人类自古与树似乎有着血缘般的天生亲近感,哪个人生来会不爱树呢?爱树、读树、写树、敬树,似乎也是与生俱来的。一棵古树,人们从思想上早已给它贴上了神灵的标签,这种图腾式的给予,也是人类敬畏天地自然的一种自然流露。桂林市平乐县榕津村有几棵古榕树,据说有千年树龄,被称为“华夏第一榕”。古榕树主树干的直径约3米,在1米多高的地方开始分出许多粗大的枝干。这些枝干不断往外延伸,像一只只有力的触手,有的斜斜向上,有的横向生长。在这些枝干当中,气根的符号常常贴在那些调皮的枝干上,让这无言的树木,写出了一行行美的诗句。气根的诗,当然也会坚实地扎进地里,成为大地史书的一段文字,更会再破土而出,长出新的树干往上生长——于是,新的枝、新的叶又开始生生不息起来。

记得有一次,我沿着广州的母亲河流溪河溯流而上,在源头的从化区吕田镇桂峰山下的桂峰村,也遇到了一棵千年古榕。这棵伫立在溪流岸畔的古榕树,苍劲挺拔,郁郁葱葱,老干新枝,触天摸底,输出着大自然无限的美妙和奇幻。特别是古榕树上,还系着一条条祈福的红丝带、红布条,更让我感觉到人与树、人与自然心心相通、和睦相处的和谐之美。

事实上,人与榕树早已在心灵高处作了神魂层面的意念交换,且以行动代替着交流的语言。榕树早以枝繁叶茂,融在大地和人们的心中。在乡村,榕树是神树、是风景,南方的许多城市也不会少了榕树的“加持”。福州市的榕树就特别多,福州的“榕城”之名已有千年之久。据记载,宋福州太守张伯玉为防旱涝,编户植榕,福州呈现“绿荫满城,暑不张盖”的景象。此番丽景的传承,当然也让榕树成了福州古城的一个重要的风貌特征。

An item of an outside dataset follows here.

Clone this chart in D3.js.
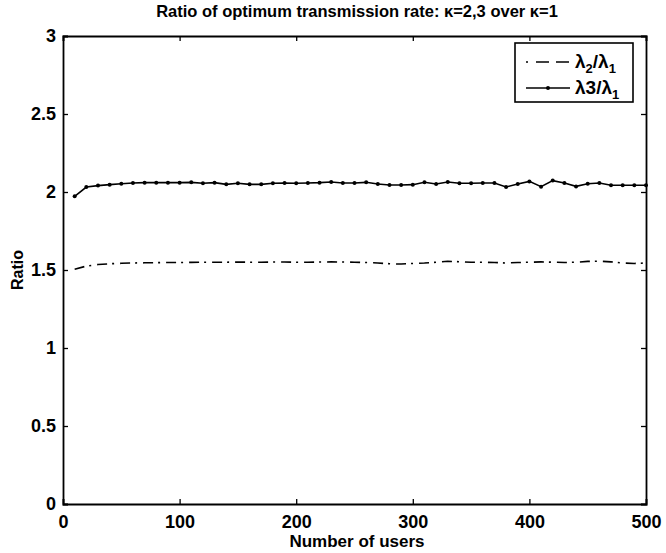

我想起了关于福州榕树的一个当代的故事。1994年,福州市园林规划设计院原院长林焰在二十多年研究榕树的基础上,写了一本《榕树与榕树盆景》的专著,准备付印。他鼓起勇气写信并连同书稿送给时任福州市委书记的习近平,邀他为书作跋。原本没抱什么希望的林焰,没想到一个月后,习近平在百忙中写了跋,且将跋的复印件交到了他的手中。在这篇题为《让榕树造福榕城》的跋中,习近平写道:“榕树是福州的市树,千百年来与福州的发展历史紧密相连。它枝繁叶茂,苍劲挺拔,荫泽后人,造福一方,在调节气候、绿化环境中发挥了重要作用;它又具有顽强的生命力,多么贫瘠的土地,乃至乱石破崖,它都能破土而出,盘根错节,傲首云天,象征着不屈不挠的福州人精神。”2014年11月初,习近平总书记到福州调研时再次提到榕树,提出“福州要多植榕树”。今天的福州城,无处不在的榕树不仅为“有福之州”点缀了绿色、带来了清爽、增添了美感,更将榕树“落地生根、生命如炬,众志成城、合力支撑,庇荫众生、厚泽载物,坚韧不拔、百折不挠”的“榕树精神”,大写在当代中国自然生态的巨幅宣纸之上。那苍劲的枝干傲然挺立,那咬定青山、盯紧目标、知难而进、愈挫愈勇的顽强精神,那不畏风暴、遮阳庇荫、给予后人的奉献精神,时刻催人自强向上。榕“笔”泼墨,有容乃大,有着宽阔胸怀的榕树,仍然在一次次续写着时代生态文化的璀璨华章。